"""

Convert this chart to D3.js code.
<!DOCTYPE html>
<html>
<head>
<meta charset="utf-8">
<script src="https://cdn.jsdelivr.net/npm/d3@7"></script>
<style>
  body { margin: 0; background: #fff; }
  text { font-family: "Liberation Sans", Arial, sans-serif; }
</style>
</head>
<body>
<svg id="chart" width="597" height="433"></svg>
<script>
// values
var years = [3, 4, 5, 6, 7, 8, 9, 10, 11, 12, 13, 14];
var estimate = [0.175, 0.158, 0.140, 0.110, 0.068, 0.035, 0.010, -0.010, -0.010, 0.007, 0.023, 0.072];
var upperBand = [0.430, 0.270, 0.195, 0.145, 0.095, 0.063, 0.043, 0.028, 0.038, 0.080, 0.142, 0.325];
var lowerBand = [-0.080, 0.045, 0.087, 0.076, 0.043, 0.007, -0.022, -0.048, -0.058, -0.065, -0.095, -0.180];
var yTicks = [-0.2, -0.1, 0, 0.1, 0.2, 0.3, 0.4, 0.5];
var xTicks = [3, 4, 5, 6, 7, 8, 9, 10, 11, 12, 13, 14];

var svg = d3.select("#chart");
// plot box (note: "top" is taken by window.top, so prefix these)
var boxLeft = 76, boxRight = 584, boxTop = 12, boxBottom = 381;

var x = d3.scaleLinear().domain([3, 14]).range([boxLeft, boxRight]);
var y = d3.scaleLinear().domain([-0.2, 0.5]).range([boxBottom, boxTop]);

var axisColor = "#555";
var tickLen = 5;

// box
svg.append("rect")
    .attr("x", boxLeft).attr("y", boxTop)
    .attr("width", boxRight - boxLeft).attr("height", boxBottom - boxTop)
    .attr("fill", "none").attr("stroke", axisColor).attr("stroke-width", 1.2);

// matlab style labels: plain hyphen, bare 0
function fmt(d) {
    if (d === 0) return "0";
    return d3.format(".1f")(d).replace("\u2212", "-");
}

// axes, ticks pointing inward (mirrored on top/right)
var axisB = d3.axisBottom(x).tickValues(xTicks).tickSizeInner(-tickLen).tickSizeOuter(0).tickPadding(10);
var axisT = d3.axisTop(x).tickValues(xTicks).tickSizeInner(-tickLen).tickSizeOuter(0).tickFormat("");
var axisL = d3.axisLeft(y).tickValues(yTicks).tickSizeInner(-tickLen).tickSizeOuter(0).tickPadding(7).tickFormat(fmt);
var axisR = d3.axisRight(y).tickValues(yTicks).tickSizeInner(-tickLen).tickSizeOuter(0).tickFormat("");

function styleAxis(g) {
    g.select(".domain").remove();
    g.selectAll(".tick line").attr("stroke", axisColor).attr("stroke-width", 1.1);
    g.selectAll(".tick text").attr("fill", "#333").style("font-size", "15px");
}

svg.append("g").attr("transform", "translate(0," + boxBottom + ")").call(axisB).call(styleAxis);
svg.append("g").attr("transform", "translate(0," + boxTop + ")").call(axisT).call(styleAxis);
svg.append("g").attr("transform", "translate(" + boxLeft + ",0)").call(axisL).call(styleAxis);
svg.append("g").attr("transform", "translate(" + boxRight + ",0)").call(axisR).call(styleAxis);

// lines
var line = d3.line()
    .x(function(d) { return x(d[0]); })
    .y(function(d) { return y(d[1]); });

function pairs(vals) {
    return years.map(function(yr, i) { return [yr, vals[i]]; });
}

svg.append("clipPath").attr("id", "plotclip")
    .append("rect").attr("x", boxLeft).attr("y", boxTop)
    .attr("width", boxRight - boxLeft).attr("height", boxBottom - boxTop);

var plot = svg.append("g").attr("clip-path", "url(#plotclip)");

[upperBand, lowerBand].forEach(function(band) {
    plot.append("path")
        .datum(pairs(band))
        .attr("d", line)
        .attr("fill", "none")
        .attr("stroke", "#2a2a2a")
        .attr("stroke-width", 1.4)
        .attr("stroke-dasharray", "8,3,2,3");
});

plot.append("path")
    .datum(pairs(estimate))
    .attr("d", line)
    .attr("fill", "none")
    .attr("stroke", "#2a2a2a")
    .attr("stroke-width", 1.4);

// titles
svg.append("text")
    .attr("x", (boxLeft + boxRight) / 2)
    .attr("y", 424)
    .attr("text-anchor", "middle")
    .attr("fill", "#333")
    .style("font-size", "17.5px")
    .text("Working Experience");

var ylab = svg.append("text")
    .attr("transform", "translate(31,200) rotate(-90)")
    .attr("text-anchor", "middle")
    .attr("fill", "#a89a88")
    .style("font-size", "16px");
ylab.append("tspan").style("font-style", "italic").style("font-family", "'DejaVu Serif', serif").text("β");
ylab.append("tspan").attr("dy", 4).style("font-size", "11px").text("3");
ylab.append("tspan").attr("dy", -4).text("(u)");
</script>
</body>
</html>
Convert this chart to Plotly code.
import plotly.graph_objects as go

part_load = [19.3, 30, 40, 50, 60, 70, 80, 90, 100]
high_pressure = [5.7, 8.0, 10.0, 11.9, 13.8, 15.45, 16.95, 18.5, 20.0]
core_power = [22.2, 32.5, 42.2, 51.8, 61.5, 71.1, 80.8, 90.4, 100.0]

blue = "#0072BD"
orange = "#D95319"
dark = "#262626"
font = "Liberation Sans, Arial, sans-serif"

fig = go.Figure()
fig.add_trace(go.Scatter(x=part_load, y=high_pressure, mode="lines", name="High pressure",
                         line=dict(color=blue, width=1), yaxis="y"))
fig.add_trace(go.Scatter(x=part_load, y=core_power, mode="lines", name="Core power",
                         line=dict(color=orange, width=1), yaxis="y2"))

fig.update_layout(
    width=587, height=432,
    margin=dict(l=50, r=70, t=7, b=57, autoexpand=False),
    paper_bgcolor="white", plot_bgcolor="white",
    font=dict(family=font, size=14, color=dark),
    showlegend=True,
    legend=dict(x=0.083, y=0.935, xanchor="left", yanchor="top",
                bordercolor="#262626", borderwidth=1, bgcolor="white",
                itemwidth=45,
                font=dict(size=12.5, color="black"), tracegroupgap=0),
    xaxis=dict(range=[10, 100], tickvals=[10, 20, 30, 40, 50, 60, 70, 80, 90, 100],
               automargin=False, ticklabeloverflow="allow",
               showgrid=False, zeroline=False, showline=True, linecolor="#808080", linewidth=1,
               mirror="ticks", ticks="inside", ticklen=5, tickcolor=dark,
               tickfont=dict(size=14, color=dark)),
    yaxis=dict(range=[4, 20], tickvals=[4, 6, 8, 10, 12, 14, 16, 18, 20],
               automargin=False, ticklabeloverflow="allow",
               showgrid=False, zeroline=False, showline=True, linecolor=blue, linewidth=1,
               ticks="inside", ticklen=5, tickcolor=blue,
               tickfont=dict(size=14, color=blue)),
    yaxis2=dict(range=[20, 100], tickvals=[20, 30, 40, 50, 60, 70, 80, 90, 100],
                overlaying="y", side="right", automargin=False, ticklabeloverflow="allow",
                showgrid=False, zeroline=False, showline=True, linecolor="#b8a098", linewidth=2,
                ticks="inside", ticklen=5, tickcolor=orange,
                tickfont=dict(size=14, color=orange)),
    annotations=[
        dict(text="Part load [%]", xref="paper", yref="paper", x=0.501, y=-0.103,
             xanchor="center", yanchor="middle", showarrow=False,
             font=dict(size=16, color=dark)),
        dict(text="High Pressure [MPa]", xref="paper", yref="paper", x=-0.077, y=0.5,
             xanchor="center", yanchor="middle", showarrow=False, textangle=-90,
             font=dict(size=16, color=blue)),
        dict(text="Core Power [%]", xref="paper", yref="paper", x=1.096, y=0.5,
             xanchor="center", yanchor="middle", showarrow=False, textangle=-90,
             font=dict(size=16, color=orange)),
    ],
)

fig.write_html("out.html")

"""
"""

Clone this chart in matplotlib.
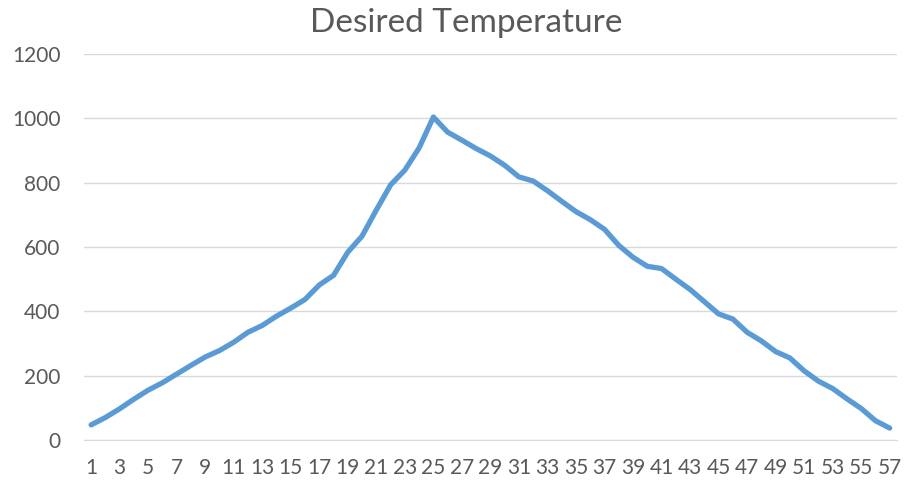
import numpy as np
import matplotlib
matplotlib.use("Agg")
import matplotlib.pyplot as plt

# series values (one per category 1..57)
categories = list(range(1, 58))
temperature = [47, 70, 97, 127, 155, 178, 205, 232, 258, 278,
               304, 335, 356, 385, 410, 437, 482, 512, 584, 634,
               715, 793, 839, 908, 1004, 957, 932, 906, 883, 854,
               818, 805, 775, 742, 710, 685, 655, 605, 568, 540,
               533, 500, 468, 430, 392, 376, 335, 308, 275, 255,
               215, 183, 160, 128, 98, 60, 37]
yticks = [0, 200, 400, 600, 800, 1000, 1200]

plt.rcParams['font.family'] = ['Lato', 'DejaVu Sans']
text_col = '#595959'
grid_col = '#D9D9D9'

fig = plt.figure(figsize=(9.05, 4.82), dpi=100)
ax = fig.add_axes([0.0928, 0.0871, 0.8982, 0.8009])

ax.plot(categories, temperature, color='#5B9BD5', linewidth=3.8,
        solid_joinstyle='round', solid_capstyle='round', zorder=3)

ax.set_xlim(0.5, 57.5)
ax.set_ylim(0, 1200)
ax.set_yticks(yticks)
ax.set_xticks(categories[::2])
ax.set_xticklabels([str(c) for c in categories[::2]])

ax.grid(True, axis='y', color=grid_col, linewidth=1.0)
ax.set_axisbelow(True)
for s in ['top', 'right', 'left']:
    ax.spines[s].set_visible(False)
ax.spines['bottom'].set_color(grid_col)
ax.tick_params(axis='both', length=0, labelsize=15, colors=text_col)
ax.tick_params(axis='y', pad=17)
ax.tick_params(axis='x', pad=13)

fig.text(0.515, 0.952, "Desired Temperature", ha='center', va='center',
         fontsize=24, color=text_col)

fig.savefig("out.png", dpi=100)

"""

## [TASK TO COMPLETE]
Both the line with "Clone this chart in matplotlib." and the line with "import matplotlib.pyplot as plt" belong in the copy, along with every line between them; set them down exactly and skip the pictures.

## [OUTPUT FOR THIS TASK]
Clone this chart in matplotlib.
import numpy as np
import matplotlib
matplotlib.use("Agg")
import matplotlib.pyplot as plt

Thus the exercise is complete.